Lobbyists note GOP influence Tickets: Those who make it their business to influence the General Assembly can count votes, and allocate their contributions accordingly.

The Political Game

December 31, 1996|By C. Fraser Smith | C. Fraser Smith,SUN STAFF

DEMOCRATIC PARTY official and super lobbyist Gerard Evans got credit for buying 20 tickets at $150 each -- a total of $3,000 -- for the recent Republican Party fund-raiser at the Hyatt Hotel in Baltimore.

Evans had a super case of flu and did not actually attend, but it seemed almost everyone knew of his law firm's support.

"It's something we're proud and pleased to do," Evans, who sits on the Prince George's County Democratic Central Committee, said of his contribution to the GOP. "We do it unabashedly. We have to get our votes from both sides of the aisle, and Republicans tend to be people who vote consistently pro-business. Our clients like that."

Republican lawmakers see the increased devotion of lobbyists as another sign of their growing strength in the General Assembly.

"We're getting attention from people who have been considered core Democratic supporters," said House Minority Leader Robert H. Kittleman, a Howard County Republican.

"We have 41 delegates now instead of 16 [the pre-1994 total]. You can't pass any pro-business legislation without unanimous support from the Republicans," he said. Evans and other lobbyists can count, of course, and what they lobby for mostly is "pro-business legislation."

Thus did Kittleman and his well-focused team raise another $50,000 or so for the 1998 campaign. They sold about 350 tickets for their Dec. 10 event -- up from about 230 last year. Quite a jump.

The improved bottom line, Kittleman said, was the result of increasing recognition of GOP potential -- and hard work this year by a number of salesmen, including Del. Richard La Vay, a Montgomery Republican, and Sens. Martin G. Madden, a Howard Republican, and John W. Derr, a Frederick Republican.

The campaign fund they are building to help legislative candidates should reach $150,000 for the next election, 50 percent bigger than in 1994, when the GOP elected 25 new delegates.
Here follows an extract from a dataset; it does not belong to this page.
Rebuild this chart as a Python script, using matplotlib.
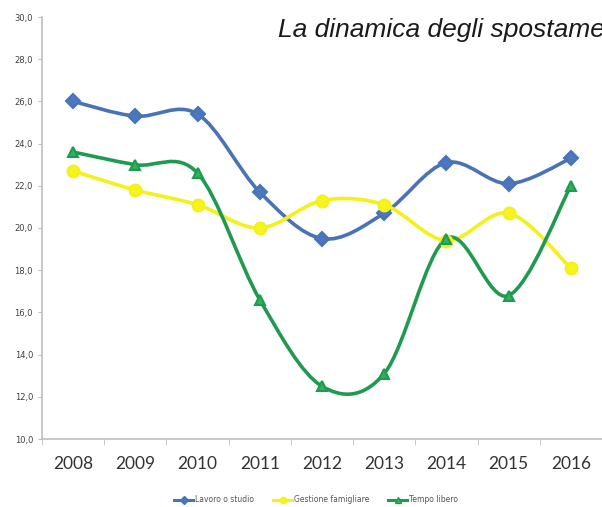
import matplotlib
matplotlib.use("Agg")
import matplotlib.pyplot as plt
from matplotlib.path import Path
from matplotlib.patches import PathPatch
from matplotlib.lines import Line2D
from matplotlib.ticker import FuncFormatter

# dati
anni = ['2008', '2009', '2010', '2011', '2012', '2013', '2014', '2015', '2016']
lavoro = [26.0, 25.3, 25.4, 21.7, 19.5, 20.7, 23.1, 22.1, 23.3]
gestione = [22.7, 21.8, 21.1, 20.0, 21.3, 21.1, 19.4, 20.7, 18.1]
tempo_libero = [23.6, 23.0, 22.6, 16.6, 12.5, 13.1, 19.5, 16.8, 22.0]

nomi = ['Lavoro o studio', 'Gestione famigliare', 'Tempo libero']
colori_linea = ['#4a73b5', '#f4f01a', '#1f9a50']
colori_marker = ['#4a78c0', '#f7f31c', '#2fb35a']
marker = ['D', 'o', '^']
dim_marker = [7, 8.5, 7.5]


def linea_smussata(xs, ys):
    # curva tipo Excel (Bezier con tangenti Catmull-Rom)
    verts = [(xs[0], ys[0])]
    codes = [Path.MOVETO]
    n = len(xs)
    for i in range(n - 1):
        x0, y0 = (xs[i - 1], ys[i - 1]) if i > 0 else (xs[i], ys[i])
        x1, y1 = xs[i], ys[i]
        x2, y2 = xs[i + 1], ys[i + 1]
        x3, y3 = (xs[i + 2], ys[i + 2]) if i + 2 < n else (x2, y2)
        c1 = (x1 + (x2 - x0) / 6, y1 + (y2 - y0) / 6)
        c2 = (x2 - (x3 - x1) / 6, y2 - (y3 - y1) / 6)
        verts += [c1, c2, (x2, y2)]
        codes += [Path.CURVE4] * 3
    return Path(verts, codes)


fig = plt.figure(figsize=(6.02, 5.07), dpi=100)
ax = fig.add_axes([42 / 602, (507 - 439) / 507, (602 - 42) / 602, (439 - 17) / 507])

x = list(range(len(anni)))
serie = [lavoro, gestione, tempo_libero]
for vals, cl, cm, mk, ms in zip(serie, colori_linea, colori_marker, marker, dim_marker):
    ax.add_patch(PathPatch(linea_smussata(x, vals), fill=False, edgecolor=cl, lw=2.6, zorder=2))
    ax.plot(x, vals, linestyle='none', marker=mk, ms=ms, markerfacecolor=cm,
            markeredgecolor=cl, markeredgewidth=1.5, zorder=3)

ax.set_xlim(-0.5, 8.32)
ax.set_ylim(10, 30)
ax.set_yticks(range(10, 31, 2))
ax.yaxis.set_major_formatter(FuncFormatter(lambda v, p: f'{v:.1f}'.replace('.', ',')))
ax.set_xticks(x)
ax.set_xticklabels(anni, family='Lato')
ax.set_xticks([i - 0.5 for i in range(len(anni) + 1)], minor=True)

for s in ['top', 'right']:
    ax.spines[s].set_visible(False)
for s in ['left', 'bottom']:
    ax.spines[s].set_color('#bfbfbf')
    ax.spines[s].set_linewidth(1.2)

ax.tick_params(axis='y', labelsize=6, colors='#404040', length=3, color='#bfbfbf')
ax.tick_params(axis='x', which='major', length=0, labelsize=12.5, labelcolor='#333333', pad=12)
ax.tick_params(axis='x', which='minor', length=4, color='#bfbfbf')

fig.text(278 / 602, 1 - 30 / 507, 'La dinamica degli spostamenti', fontsize=19,
         style='italic', family='Liberation Sans', color='#1a1a1a', va='center', ha='left')

handles = [Line2D([], [], color=cl, lw=2.2, marker=mk, ms=4.5, markerfacecolor=cm,
                  markeredgecolor=cl) for cl, cm, mk in zip(colori_linea, colori_marker, marker)]
fig.legend(handles, nomi, loc='center', bbox_to_anchor=(0.525, 1 - 500 / 507), ncol=3,
           frameon=False, fontsize=5.5, handlelength=2.5, handletextpad=0.2,
           columnspacing=2.5, labelcolor='#555555')

fig.savefig('out.png', dpi=100)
In the past, only challengers have been eligible for the bucks as the party tried to build its numbers. This time, though, some of those breakthrough incumbents may need help to hold off Democrats trying to win back seats they had held for years.

A committee of Republicans, headed by Kittleman, picks the beneficiaries. He says the process is as scientific as it can be: "We target very heavily. We look at the district, the ratio of Democratic to Republican voters, the quality of the challenger, how entrenched the incumbent is and how hard the challenger is willing to work.

"We give money to those who are more likely to win."

A double welcome for Senator Neall

The GOP's 1994 gubernatorial candidate, Ellen R. Sauerbrey, was master of ceremonies at the fund-raiser. She spoke of the late Sen. John A. Cade, who died last month -- and of his successor, Sen. Robert R. Neall, an Anne Arundel Republican. Her comments came in the aftermath of a potentially worrisome struggle over filling Cade's seat. The county's more vigorously conservative Republicans were opposed to Neall and sought to block him. All's fair in love, war and politics, but the outnumbered GOP needs unity if Sauerbrey is to win in 1998.

She knows this, of course, and has tried mightily to keep the lid on while giving everyone a chance to be heard.

In case someone wasn't listening, though, the party's chair, Joyce Lyons Terhes, also took the opportunity to welcome Neall's return to the legislature after several years as a lobbyist and Anne Arundel County executive.

The Terhes comments were, at best, gilding the political lily for those who thought Sauerbrey had covered the subject well enough. At worst? Another effort to keep Neall's name in the minds of those who will decide who represents the GOP in the 1998 gubernatorial contest.